My best advice is for you to find a mentor, or maybe a retired caterer to help you get started. If you have never prepped food for 100+ before, there is a LOT to learn and its best learned "hands on." And before that even starts you need to contact your local health department to learn your food safety and get certified. The last thing you want to do is get 100+ people sick because that will be the end of your business. Catering is profitable and rewarding, but there is really a lot to learn. Too much to even list here in this forum


----------



## Shirlie Lynn (Sep 19, 2017)

I honestly was so nervous and overwhelmed for you reading your post. Forget the fries for now and follow jeffcaters advice. Awesome that you are so willing to learn!


----------



## flipflopgirl (Jun 27, 2012)

If you are going to the trouble of hand cutting a bus tub or 2 of fries you need to make those the best damn fries that those sheeple have ever eaten.
Leave to soak in cold water then drain and pat dry (like BONE dry) and use good/great oil and a finishing salt.
Then set up an action station and hope no one gets too drunk and falls into it.
I have seen it all and that particular event was FUBAR after we had to call 911.

mimi


----------



## Vaseeel (Sep 8, 2017)

Hahah great event that one was I bet.

What kind of potatoes did you guys use?


----------



## Vaseeel (Sep 8, 2017)

And thanks everyone. I'll update you along the way I guess.

We have about three 125+ guests events coming up. 

Im in the process of getting dishware and platters and what not. 

Any recommendations there?


----------



## flipflopgirl (Jun 27, 2012)

Vaseeel said:


> And thanks everyone.

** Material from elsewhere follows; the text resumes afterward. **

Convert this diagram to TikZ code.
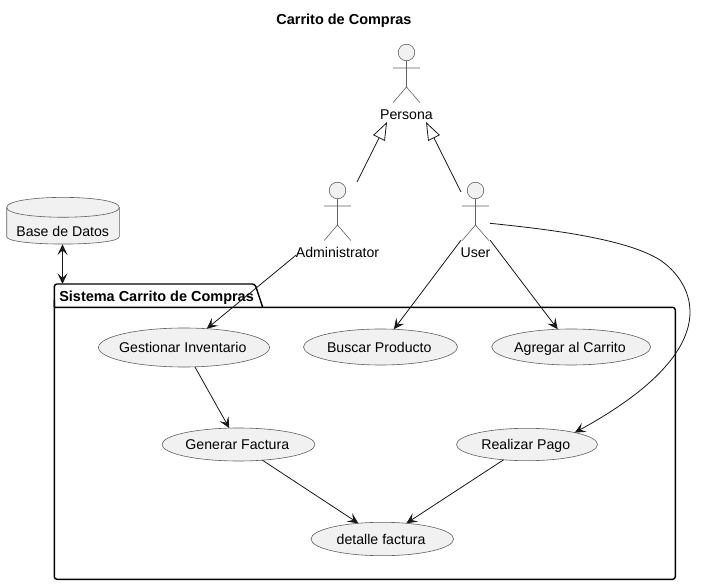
\documentclass[tikz,border=0pt]{standalone}
\usepackage{fontspec}
\usepackage{xcolor}
\usetikzlibrary{calc,arrows.meta,shapes.geometric}
\setmainfont{Liberation Sans}
\definecolor{umlFill}{RGB}{241,241,241}
\definecolor{umlLine}{RGB}{24,24,24}
\definecolor{umlThin}{RGB}{96,96,96}
\tikzset{
  plainlabel/.style={inner sep=0pt,outer sep=0pt,text height=8.7pt,text depth=1.1pt},
  usecase/.style={ellipse,draw=umlThin,fill=umlFill,line width=0.45pt,inner sep=0pt,outer sep=0pt},
  actorbox/.style={inner sep=0pt,outer sep=0pt,minimum height=58.5pt},
  stick/.style={draw=umlThin,line width=0.45pt},
  assoc/.style={draw=umlLine,line width=0.6pt,-{Stealth[length=8pt,width=7.5pt,inset=3.4pt]}},
  generalize/.style={draw=umlLine,line width=0.6pt,-{Triangle[open,length=13.5pt,width=9.8pt,fill=white]}},
  bothways/.style={draw=umlLine,line width=0.85pt,{Stealth[length=8pt,width=7.5pt,inset=3.4pt]}-{Stealth[length=8pt,width=7.5pt,inset=3.4pt]}},
  pkgline/.style={draw=black,line width=1.1pt,line join=round}
}
\newcommand{\sizeten}{\fontsize{10.6}{12}\selectfont}
\newcommand{\sizebold}{\fontsize{10.85}{12}\selectfont\bfseries}
\begin{document}
\begin{tikzpicture}[x=0.75pt,y=-0.75pt,font=\sizeten]
\useasboundingbox (0,0) rectangle (701,585);
\node[plainlabel,font=\sizebold] (title) at (344,19.5) {Carrito de Compras};

\draw[pkgline,rounded corners=2pt] (54.3,307.3)--(54.3,284)--(255,284)--(262.7,307.3);
\draw[pkgline,rounded corners=2pt] (54.3,300)--(54.3,579.3)--(675.3,579.3)--(675.3,307.3)--(54.3,307.3);
\node[plainlabel,anchor=west,font=\sizebold] (pkgtitle) at (59.3,296) {Sistema Carrito de Compras};
\coordinate (pkgtop) at (62.5,284);

\draw[stick,fill=umlFill] (6.7,207.5) .. controls (6.7,194) and (119.3,194) .. (119.3,207.5)
  -- (119.3,236.7) .. controls (119.3,246.5) and (6.7,246.5) .. (6.7,236.7) -- cycle;
\draw[stick] (6.7,207.5) .. controls (6.7,220.5) and (119.3,220.5) .. (119.3,207.5);
\node[inner sep=0pt,outer sep=0pt,minimum width=84.5pt,minimum height=35.2pt] (db) at (62.5,220.8) {};
\node[plainlabel] (dblabel) at (62.7,231) {Base de Datos};

\foreach \name/\x/\y/\w/\txt in {persona/406.5/83/53/Persona,admin/337.5/221/83/Administrator,user/475.5/221/29/User}{
  \node[actorbox,minimum width=\w*0.75pt] (\name) at (\x,\y) {};
  \draw[stick,fill=umlFill] (\x,\y-30.5) circle [radius=8.3];
  \draw[stick] (\x,\y-22.2)--(\x,\y+4) (\x-13.3,\y-15)--(\x+13.3,\y-15) (\x-13.3,\y+19.5)--(\x,\y+4)--(\x+13.3,\y+19.5);
  \node[plainlabel] (\name label) at (\x,\y+31) {\txt};
}

\foreach \name/\x/\y/\w/\h/\txt in {inventario/184/347.5/171/39/Gestionar Inventario,buscar/380.5/347/154/36/Buscar Producto,agregar/571.2/347/159/36/Agregar al Carrito,factura/238.5/444.5/153/33/Generar Factura,pago/527/444.5/141/32.4/Realizar Pago,detalle/382.3/539/142.6/33.4/detalle factura}{
  \node[usecase,minimum width=\w*0.75pt,minimum height=\h*0.75pt,label={[plainlabel,name=\name label,xshift=-0.9pt]center:\txt}] (\name) at (\x,\y) {};
}

\draw[generalize] (admin)--(persona);
\draw[generalize] (user)--(persona);
\draw[bothways] (db.south)--(pkgtop);
\draw[assoc] (admin)--(inventario);
\draw[assoc] (user)--(buscar);
\draw[assoc] (user)--(agregar);
\draw[assoc] (inventario)--(factura);
\draw[assoc] (factura)--(detalle);
\draw[assoc] (pago)--(detalle);
\draw[assoc] ($(user.east)+(0,2.3)$) .. controls (545,229) and (625,238) .. (660,260)
  .. controls (690,280) and (735,345) .. (pago.14.3);
\end{tikzpicture}
\end{document}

I'll update you along the way I guess.
> 
> We have about three 125+ guests events coming up.
> 
> ...


My advice is to rent and start buying the table crockery as you reinvest the profits.
If for some reason this whole catering thing doesn't work out you will never be able to recoup your investment on those particular items.
Even if you never opened the box.... the market won't bear any more than maybe 50% depending on how bad someone wants to take them off of your hands.
Plus by renting you can "test drive" different patterns.
Just IME.

mimi


----------



## Cdp (Aug 31, 2017)

yeah i would go slow
try and play in someone elses sand pit if you can before spending your own coin.


----------